I’m almost done with my first MBA degree and will finish the second MBA shortly after and while I’m not technically finished, I think I’ve completed about 90% of the program to make an informed assessment that I can share with readers.   Before I give you my assessment we’re going to need an analogy here and I’ve decided to select fast food as the analogy.

If you recall the big fiasco over Taco Bell’s beef filler then you’ll have an understanding of where I’m going with this but first some background.    In early 2011, there was a big uproar over what Taco Bell was doing to their tacos which supposedly contained “100% all” beef.   We came to find out that “all beef” seemed to include things like “beef, water, isolated oat product, salt, chili pepper, onion powder, tomato powder, oats (wheat), soy lecithin, sugar, spices, maltodextrin (a polysaccharide that is absorbed as glucose), soybean oil (anti-dusting agent), garlic powder, autolyzed yeast extract, citric acid, caramel color, cocoa powder, silicon dioxide (anti-caking agent), natural flavors, yeast, modified corn starch, natural smoke flavor, salt, sodium phosphate, less than 2% of beef broth, potassium phosphate, and potassium lactate.”
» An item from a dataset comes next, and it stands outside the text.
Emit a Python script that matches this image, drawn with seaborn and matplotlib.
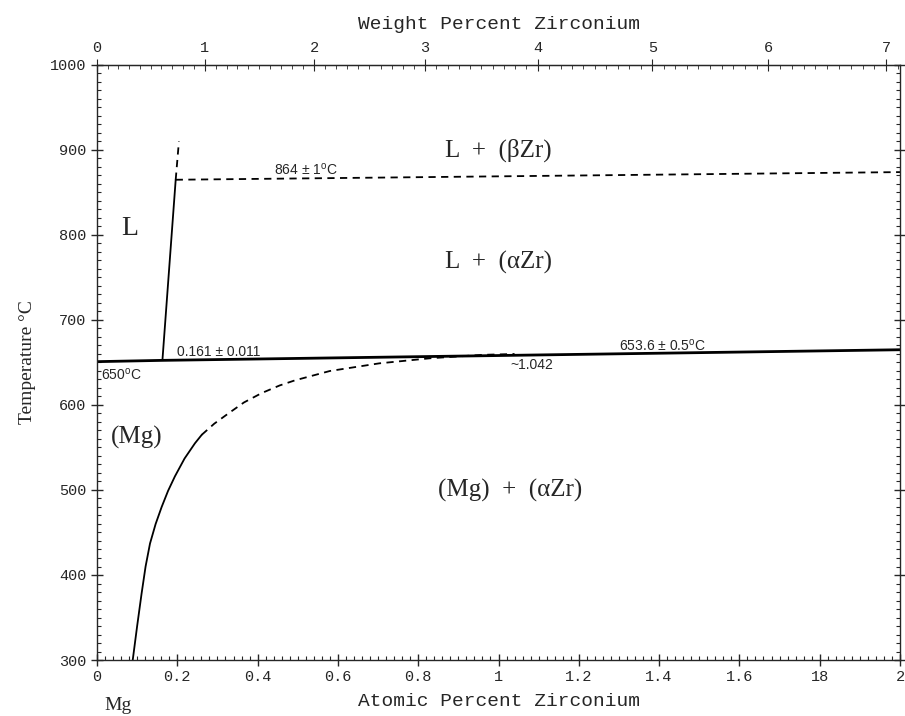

I don’t know about you but I don’t think cows produce most of these fillers naturally therefore they must be added to the blend.   But fret not, Taco Bell tacos do have some nutrition in them as they often come with lettuce, tomatoes and so on.  If you wanted to think about the nutritional value of any junk food you may place the ratio at 20% “good” and 80% “bad” given that the little vegetables and other nutrients are in low quantities usually and the “junk” factor makes up for the other 80% or so.

So now how does this compare to the MBA program?  Well it’s exactly the same thing, I kept trying to figure out why it was taking so long to finish this degree program since many of the classes kept repeating the same material and  content over and over again.  Most MBA courses have an infatuation with Porter’s Value Chain and while it may have been great in 1985 before modern globalization, I think the world and most businesses have moved to a ring-fenced globalized model and  yet nearly every management and marketing class seemed to obsess over Porter’s Value Chain.      Moving on to finance, the courses kept repeating over and over again items related to the inner working of the Federal Reserve, interest rates, and so on.   Don’t get me wrong, there are some good nuggets of information and knowledge here but literally they are “nuggets” and nothing more.    Each MBA course, in my opinion, has 20% “nutritional value” and 80% garbage filler nonsense.

So what does this all mean?  With the cost of college costs soaring because everyone thinks it has value, I fear we’re all chasing fast foodesque education at fine dining prices.       Unfortunately students are asked to support an entire academic ecosystem devoid of real nutrition more interested in paying bloated salaries, pensions for staff, building costs, union workers (e.g. janitors making 80k/yr) and so on.

What should be done?  I don’t know.   The academic system is becoming as broken as the U.S. health care system with crazy subsidies and crazy partnerships whereby students are forced to pay ridiculous prices for textbooks because of deals schools strike with college book cartels.   To give you an example, every professor is now claiming that the “international textbook will not be accepted for this course” with no reason given whatsoever.  It’s very timely since there is a huge lawsuit heading to the supreme court this year regarding the fact that international textbooks which contain 99.9% same content as domestic textbooks but cost 60% less than the US version.   Are professors getting kick backs?  Publishing deals?  Who knows and who cares, where’s the free market in all of this?   It is quite ironic since it’s an MBA curriculum which speaks about the benefits of globalization and lower costs yet it doesn’t seem to apply to the university.

In the long term, just like health care, the college academic system is simply not sustainable and it will come crashing down probably right after the health care system crashes.